When I met Rajkumari Markam two weeks ago, she was alone in a shelter home with a capacity of 50. The others were sent home in buses and trains, but none were leaving for her hometown in Chhattisgarh.
The 23-year-old smiled at me but her eyes were sad. She began telling me her story; "my husband took my three-year-old son and ran away in March. I've been alone since then. I used to work as domestic help in Noida."
"My employers told me to stop coming because I could be a carrier," she said, matter-of-factly. Unable to pay rent, she sought help from the police, who sent her to the shelter.
She tried to stay positive. When asked how she spent her time alone at the shelter, she said she watched films; some Hindi, mostly Bhojpuri. She didn't talk to her parents. Why, you ask? She couldn't.
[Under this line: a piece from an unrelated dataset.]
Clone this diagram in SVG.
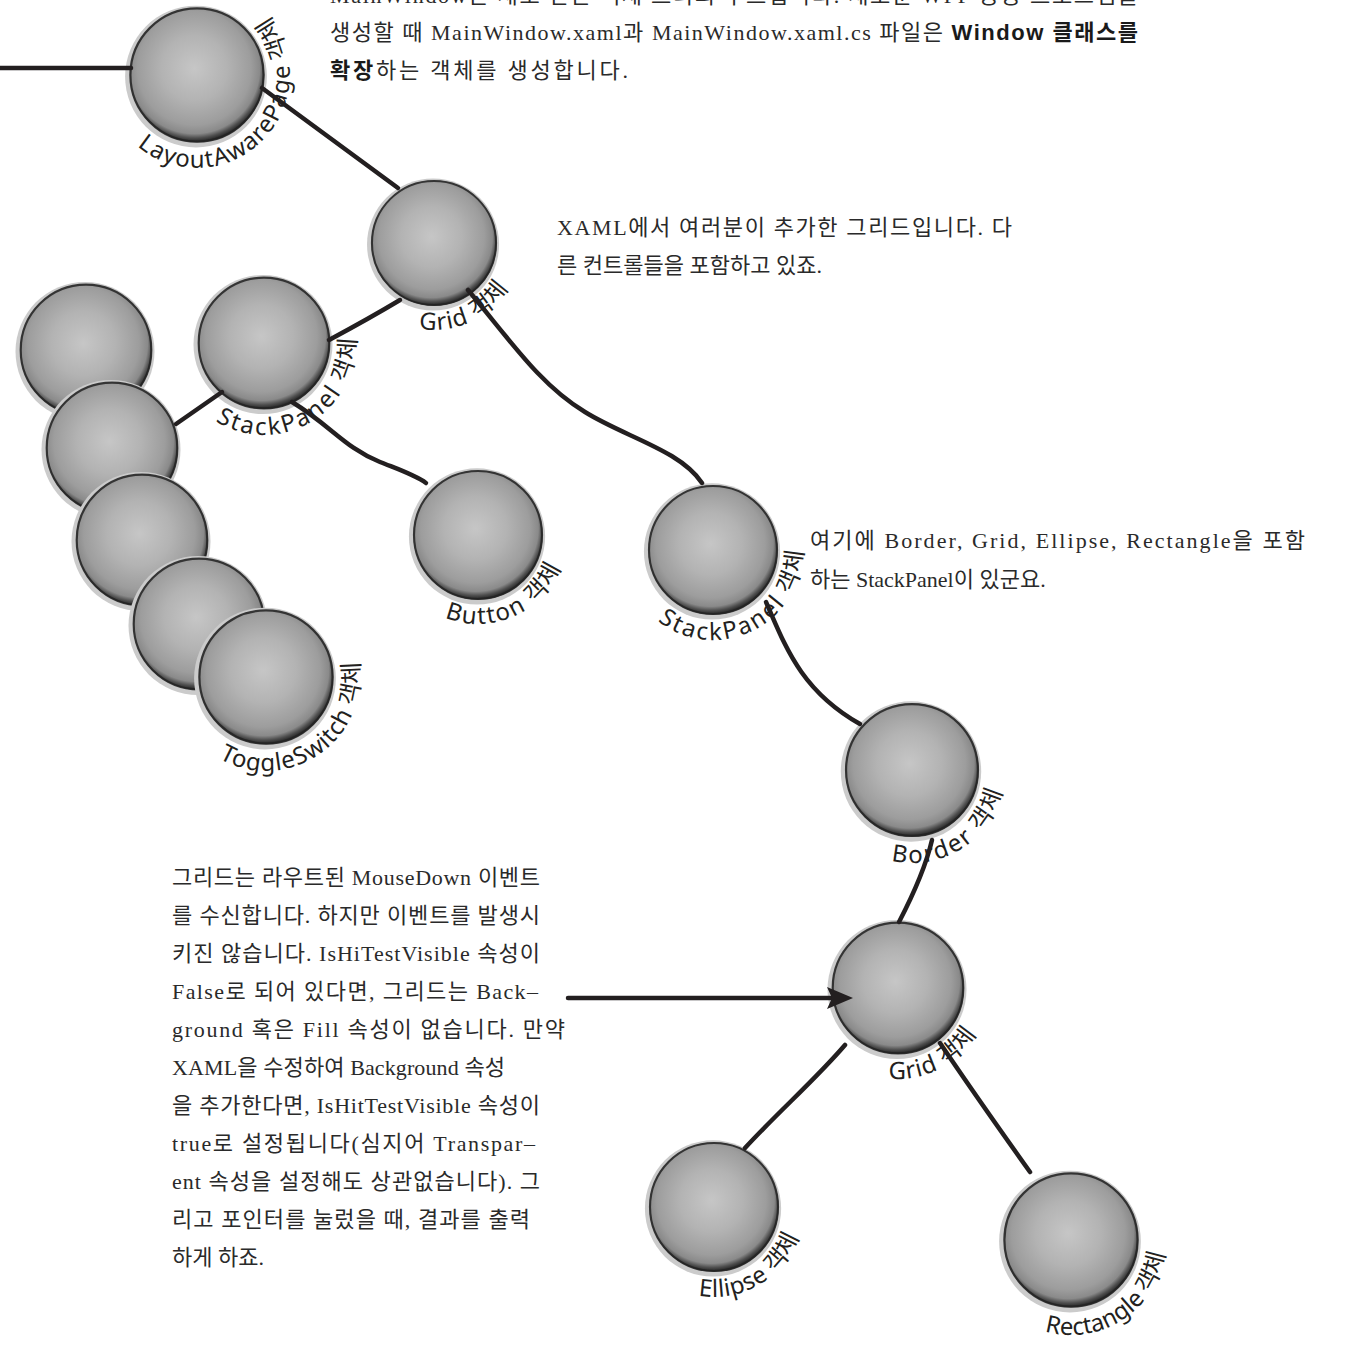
<svg xmlns="http://www.w3.org/2000/svg" xmlns:xlink="http://www.w3.org/1999/xlink" width="1345" height="1367" viewBox="0 0 1345 1367">
  <style>
    .wire { fill: none; stroke: #231f20; stroke-width: 4.5; stroke-linecap: round; stroke-linejoin: round; }
    .lbl { font-family: "Noto Sans", "Noto Sans CJK KR", sans-serif; font-size: 24px; fill: #231f20; }
    .body { font-family: "Liberation Serif", "Noto Sans CJK KR", serif; font-size: 22px; fill: #2a2a2a; }
    .bold { font-family: "Liberation Sans", "Noto Sans CJK KR", sans-serif; font-weight: bold; fill: #1a1a1a; }
  </style>
  <defs>
    <radialGradient id="ballFill" cx="0.48" cy="0.45" r="0.54">
      <stop offset="0" stop-color="#c6c6c6"/>
      <stop offset="0.45" stop-color="#b3b3b3"/>
      <stop offset="0.78" stop-color="#9d9d9d"/>
      <stop offset="0.9" stop-color="#8a8a8a"/>
      <stop offset="0.96" stop-color="#4e4e4e"/>
      <stop offset="1" stop-color="#2e2e2e"/>
    </radialGradient>
    <!-- shaded sphere used by every node -->
    <g id="ball">
      <circle cx="-1" cy="1.5" r="69.5" fill="#cbcbcb"/>
      <circle r="66" fill="url(#ballFill)"/>
      <circle r="65.3" fill="none" stroke="#222" stroke-width="2.2" stroke-opacity="0.85"/>
    </g>
    <marker id="head" markerUnits="userSpaceOnUse" markerWidth="28" markerHeight="22" refX="5" refY="11" orient="auto">
      <path d="M0,0 L26,11 L0,22 L5,11 Z" fill="#231f20"/>
    </marker>
    <!-- label arcs, running round the lower right of each sphere -->
    <path id="arcLayout" d="M137.2,146.2 A93,93 0 0 0 266.1,12.8"/>
    <path id="arcGrid1" d="M418.9,328.7 A87,87 0 0 0 509.3,286.5"/>
    <path id="arcStack1" d="M215.3,421.0 A92,92 0 0 0 355.1,330.2"/>
    <path id="arcButton" d="M444.7,617.5 A89,89 0 0 0 563.6,559.5"/>
    <path id="arcToggle" d="M219.0,758.4 A94,94 0 0 0 357.2,654.3"/>
    <path id="arcStack2" d="M657.6,620.9 A90,90 0 0 0 802.8,543.7"/>
    <path id="arcBorder" d="M891.1,860.6 A93,93 0 0 0 1004.1,782.9"/>
    <path id="arcGrid2" d="M888.5,1078.5 A91,91 0 0 0 978.3,1030.7"/>
    <path id="arcEllipse" d="M698.4,1295.6 A90,90 0 0 0 800.5,1231.8"/>
    <path id="arcRect" d="M1044.8,1331.3 A95,95 0 0 0 1165.5,1249.9"/>
  </defs>

  <rect width="1345" height="1367" fill="#ffffff"/>

  <!-- object tree nodes -->
  <g id="node-layoutawarepage">
    <use xlink:href="#ball" transform="translate(197,75) scale(1.02)"/>
    <text class="lbl"><textPath xlink:href="#arcLayout" textLength="274" lengthAdjust="spacing">LayoutAwarePage 객체</textPath></text>
  </g>
  <g id="node-grid-top">
    <use xlink:href="#ball" transform="translate(434,243) scale(0.95)"/>
    <text class="lbl"><textPath xlink:href="#arcGrid1" textLength="104" lengthAdjust="spacing">Grid 객체</textPath></text>
  </g>
  <g id="node-stack-hidden-1">
    <use xlink:href="#ball" transform="translate(86,350)"/>
  </g>
  <g id="node-stack-hidden-2">
    <use xlink:href="#ball" transform="translate(112,448)"/>
  </g>
  <g id="node-stack-hidden-3">
    <use xlink:href="#ball" transform="translate(142,540)"/>
  </g>
  <g id="node-stack-hidden-4">
    <use xlink:href="#ball" transform="translate(199,624)"/>
  </g>
  <g id="node-toggleswitch">
    <use xlink:href="#ball" transform="translate(266,677) scale(1.02)"/>
    <text class="lbl"><textPath xlink:href="#arcToggle" textLength="212" lengthAdjust="spacing">ToggleSwitch 객체</textPath></text>
  </g>
  <g id="node-stackpanel-left">
    <use xlink:href="#ball" transform="translate(264,343)"/>
    <text class="lbl"><textPath xlink:href="#arcStack1" textLength="200" lengthAdjust="spacing">StackPanel 객체</textPath></text>
  </g>
  <g id="node-button">
    <use xlink:href="#ball" transform="translate(478,535) scale(0.98)"/>
    <text class="lbl"><textPath xlink:href="#arcButton" textLength="140" lengthAdjust="spacing">Button 객체</textPath></text>
  </g>
  <g id="node-stackpanel-right">
    <use xlink:href="#ball" transform="translate(713,550) scale(0.98)"/>
    <text class="lbl"><textPath xlink:href="#arcStack2" textLength="200" lengthAdjust="spacing">StackPanel 객체</textPath></text>
  </g>
  <g id="node-border">
    <use xlink:href="#ball" transform="translate(912,770) scale(1.01)"/>
    <text class="lbl"><textPath xlink:href="#arcBorder" textLength="145" lengthAdjust="spacing">Border 객체</textPath></text>
  </g>
  <g id="node-grid-bottom">
    <use xlink:href="#ball" transform="translate(898,988)"/>
    <text class="lbl"><textPath xlink:href="#arcGrid2" textLength="104" lengthAdjust="spacing">Grid 객체</textPath></text>
  </g>
  <g id="node-ellipse">
    <use xlink:href="#ball" transform="translate(714,1207) scale(0.98)"/>
    <text class="lbl"><textPath xlink:href="#arcEllipse" textLength="126" lengthAdjust="spacing">Ellipse 객체</textPath></text>
  </g>
  <g id="node-rectangle">
    <use xlink:href="#ball" transform="translate(1071,1240) scale(1.02)"/>
    <text class="lbl"><textPath xlink:href="#arcRect" textLength="162" lengthAdjust="spacing">Rectangle 객체</textPath></text>
  </g>

  <!-- connectors, drawn over the spheres' halos and labels -->
  <g id="connectors">
    <path class="wire" d="M0,68 L131,68" stroke-width="5"/>
    <path class="wire" d="M262,88 L398,188"/>
    <path class="wire" d="M400,300 Q370,318 329,340"/>
    <path class="wire" d="M468,290 C510,340 540,385 585,412 C625,437 680,450 702,483"/>
    <path class="wire" d="M222,392 L176,424"/>
    <path class="wire" d="M292,402 C330,425 345,448 380,462 C400,470 415,475 426,483"/>
    <path class="wire" d="M766,602 C785,645 800,690 860,724"/>
    <path class="wire" d="M932,840 C925,870 912,897 899,922"/>
    <path class="wire" d="M845,1045 C815,1080 780,1110 745,1148"/>
    <path class="wire" d="M940,1043 C965,1080 1000,1130 1030,1172"/>
    <path class="wire" d="M568,998 L832,998" stroke-width="5" stroke-linecap="butt" marker-end="url(#head)"/>
  </g>

  <!-- notes -->
  <g id="note-window">
    <text class="body" x="330" y="3" textLength="808" lengthAdjust="spacing">MainWindow는 새로 만든 객체 트리의 루트입니다. 새로운 WPF 응용 프로그램을</text>
    <text class="body" x="330" y="40" textLength="808" lengthAdjust="spacing">생성할 때 MainWindow.xaml과 MainWindow.xaml.cs 파일은 <tspan class="bold">Window 클래스를</tspan></text>
    <text class="body" x="330" y="78" textLength="298" lengthAdjust="spacing"><tspan class="bold">확장</tspan>하는 객체를 생성합니다.</text>
  </g>
  <g id="note-grid">
    <text class="body" x="557" y="235" textLength="455" lengthAdjust="spacing">XAML에서 여러분이 추가한 그리드입니다. 다</text>
    <text class="body" x="557" y="273">른 컨트롤들을 포함하고 있죠.</text>
  </g>
  <g id="note-stackpanel">
    <text class="body" x="810" y="548" textLength="495" lengthAdjust="spacing">여기에 Border, Grid, Ellipse, Rectangle을 포함</text>
    <text class="body" x="810" y="587">하는 StackPanel이 있군요.</text>
  </g>
  <g id="note-hittest">
    <text class="body" x="172" y="885" textLength="368" lengthAdjust="spacing">그리드는 라우트된 MouseDown 이벤트</text>
    <text class="body" x="172" y="923" textLength="368" lengthAdjust="spacing">를 수신합니다. 하지만 이벤트를 발생시</text>
    <text class="body" x="172" y="961" textLength="368" lengthAdjust="spacing">키진 않습니다. IsHiTestVisible 속성이</text>
    <text class="body" x="172" y="999" textLength="366" lengthAdjust="spacing">False로 되어 있다면, 그리드는 Back–</text>
    <text class="body" x="172" y="1037" textLength="393" lengthAdjust="spacing">ground 혹은 Fill 속성이 없습니다. 만약</text>
    <text class="body" x="172" y="1075" textLength="333" lengthAdjust="spacing">XAML을 수정하여 Background 속성</text>
    <text class="body" x="172" y="1113" textLength="368" lengthAdjust="spacing">을 추가한다면, IsHitTestVisible 속성이</text>
    <text class="body" x="172" y="1151" textLength="363" lengthAdjust="spacing">true로 설정됩니다(심지어 Transpar–</text>
    <text class="body" x="172" y="1189" textLength="368" lengthAdjust="spacing">ent 속성을 설정해도 상관없습니다). 그</text>
    <text class="body" x="172" y="1227" textLength="358" lengthAdjust="spacing">리고 포인터를 눌렀을 때, 결과를 출력</text>
    <text class="body" x="172" y="1265">하게 하죠.</text>
  </g>
</svg>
"My brother-in-law is the only person with a phone in the family. He does not want me to go back home because he thinks I will take up a share of the property. He does not facilitate the conversation with my family, nor does he want me to go return to the village."
The woman is mistreated by all the men in her family, her misfortune, only intensified by the lockdown. My heart reaches out to all the Rajkumaris of our country - mother's carrying children on their backs, pregnant women walking home, women bleeding through it all.
Rajkumari left for Chhattisgarh last week. There's no way to tell how she's doing because she does not own a phone.